Begin DATA

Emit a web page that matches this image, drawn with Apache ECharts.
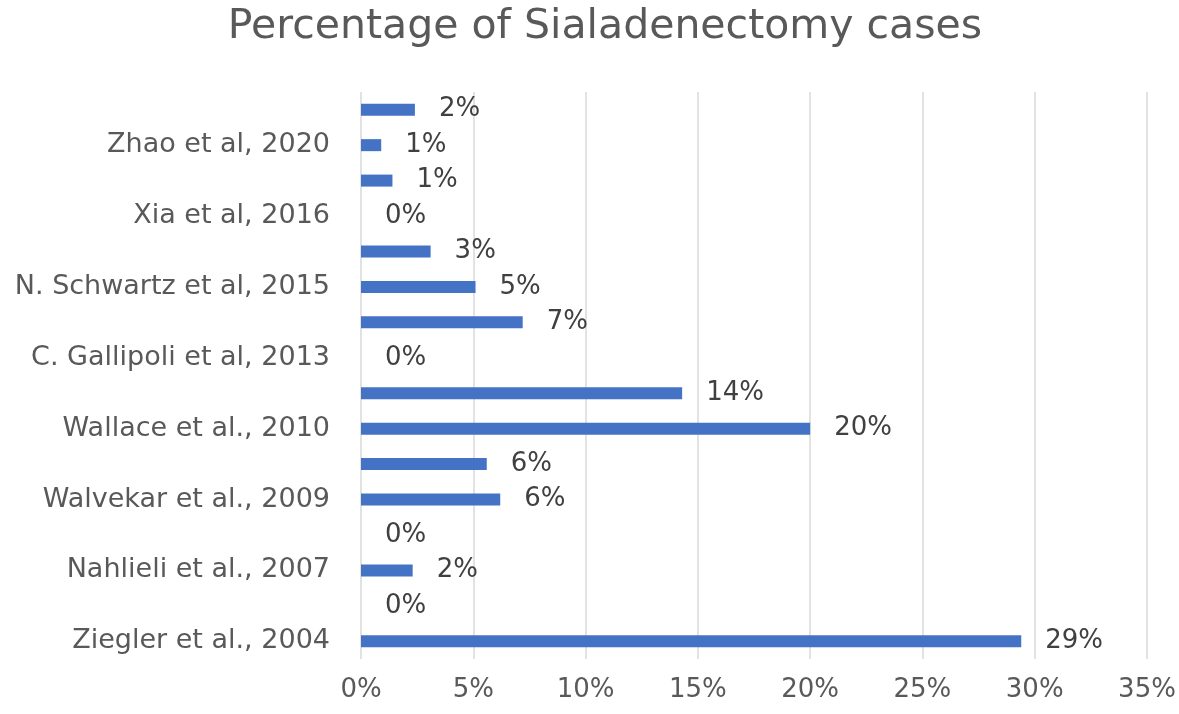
<!DOCTYPE html>
<html>
<head>
<meta charset="utf-8">
<script src="https://cdn.jsdelivr.net/npm/echarts@6/dist/echarts.min.js"></script>
<style>html,body{margin:0;padding:0;background:#fff;}#chart{width:1179px;height:714px;}</style>
</head>
<body>
<div id="chart"></div>
<script>
// Categories bottom to top (every other label is hidden in the original)
const categories = [
  'Ziegler et al., 2004', '',
  'Nahlieli et al., 2007', '',
  'Walvekar et al., 2009', '',
  'Wallace et al., 2010', '',
  'C. Gallipoli et al, 2013', '',
  'N. Schwartz et al, 2015', '',
  'Xia et al, 2016', '',
  'Zhao et al, 2020', ''
];
// Percentages (bottom to top)
const values = [29.4, 0, 2.3, 0, 6.2, 5.6, 20.0, 14.3, 0, 7.2, 5.1, 3.1, 0, 1.4, 0.9, 2.4];
const xTicks = [0, 5, 10, 15, 20, 25, 30, 35];
const titleText = 'Percentage of Sialadenectomy cases';

const chart = echarts.init(document.getElementById('chart'), null, {renderer: 'canvas'});
const font = "'DejaVu Sans', 'Open Sans', sans-serif";
chart.setOption({
  animation: false,
  backgroundColor: '#ffffff',
  title: {
    text: titleText,
    left: 600,
    textAlign: 'center',
    top: 2,
    textStyle: {fontFamily: font, fontSize: 41, fontWeight: 'normal', color: '#595959'}
  },
  grid: {left: 361, right: 32, top: 92, bottom: 55, containLabel: false},
  xAxis: {
    type: 'value',
    min: xTicks[0],
    max: xTicks[xTicks.length - 1],
    interval: 5,
    axisLine: {show: false},
    axisTick: {show: false},
    splitLine: {lineStyle: {color: '#d9d9d9', width: 1.5}},
    axisLabel: {fontFamily: font, fontSize: 26, color: '#595959', margin: 18, formatter: v => v + '%'}
  },
  yAxis: {
    type: 'category',
    data: categories,
    axisLine: {show: false},
    axisTick: {show: false},
    axisLabel: {interval: 0, fontFamily: font, fontSize: 27, color: '#595959', margin: 31}
  },
  series: [{
    type: 'bar',
    data: values,
    barWidth: 12,
    itemStyle: {color: '#4472C4'},
    label: {
      show: true,
      position: 'right',
      distance: 24,
      fontFamily: font,
      fontSize: 26,
      color: '#404040',
      formatter: p => Math.round(p.value) + '%'
    }
  }]
});
</script>
</body>
</html>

End DATA

Write out the full listing verbatim, excluding its pictures.

Emit a web page that matches this image, drawn with Apache ECharts.
<!DOCTYPE html>
<html>
<head>
<meta charset="utf-8">
<script src="https://cdn.jsdelivr.net/npm/echarts@6/dist/echarts.min.js"></script>
<style>html,body{margin:0;padding:0;background:#fff;}#chart{width:1179px;height:714px;}</style>
</head>
<body>
<div id="chart"></div>
<script>
// Categories bottom to top (every other label is hidden in the original)
const categories = [
  'Ziegler et al., 2004', '',
  'Nahlieli et al., 2007', '',
  'Walvekar et al., 2009', '',
  'Wallace et al., 2010', '',
  'C. Gallipoli et al, 2013', '',
  'N. Schwartz et al, 2015', '',
  'Xia et al, 2016', '',
  'Zhao et al, 2020', ''
];
// Percentages (bottom to top)
const values = [29.4, 0, 2.3, 0, 6.2, 5.6, 20.0, 14.3, 0, 7.2, 5.1, 3.1, 0, 1.4, 0.9, 2.4];
const xTicks = [0, 5, 10, 15, 20, 25, 30, 35];
const titleText = 'Percentage of Sialadenectomy cases';

const chart = echarts.init(document.getElementById('chart'), null, {renderer: 'canvas'});
const font = "'DejaVu Sans', 'Open Sans', sans-serif";
chart.setOption({
  animation: false,
  backgroundColor: '#ffffff',
  title: {
    text: titleText,
    left: 600,
    textAlign: 'center',
    top: 2,
    textStyle: {fontFamily: font, fontSize: 41, fontWeight: 'normal', color: '#595959'}
  },
  grid: {left: 361, right: 32, top: 92, bottom: 55, containLabel: false},
  xAxis: {
    type: 'value',
    min: xTicks[0],
    max: xTicks[xTicks.length - 1],
    interval: 5,
    axisLine: {show: false},
    axisTick: {show: false},
    splitLine: {lineStyle: {color: '#d9d9d9', width: 1.5}},
    axisLabel: {fontFamily: font, fontSize: 26, color: '#595959', margin: 18, formatter: v => v + '%'}
  },
  yAxis: {
    type: 'category',
    data: categories,
    axisLine: {show: false},
    axisTick: {show: false},
    axisLabel: {interval: 0, fontFamily: font, fontSize: 27, color: '#595959', margin: 31}
  },
  series: [{
    type: 'bar',
    data: values,
    barWidth: 12,
    itemStyle: {color: '#4472C4'},
    label: {
      show: true,
      position: 'right',
      distance: 24,
      fontFamily: font,
      fontSize: 26,
      color: '#404040',
      formatter: p => Math.round(p.value) + '%'
    }
  }]
});
</script>
</body>
</html>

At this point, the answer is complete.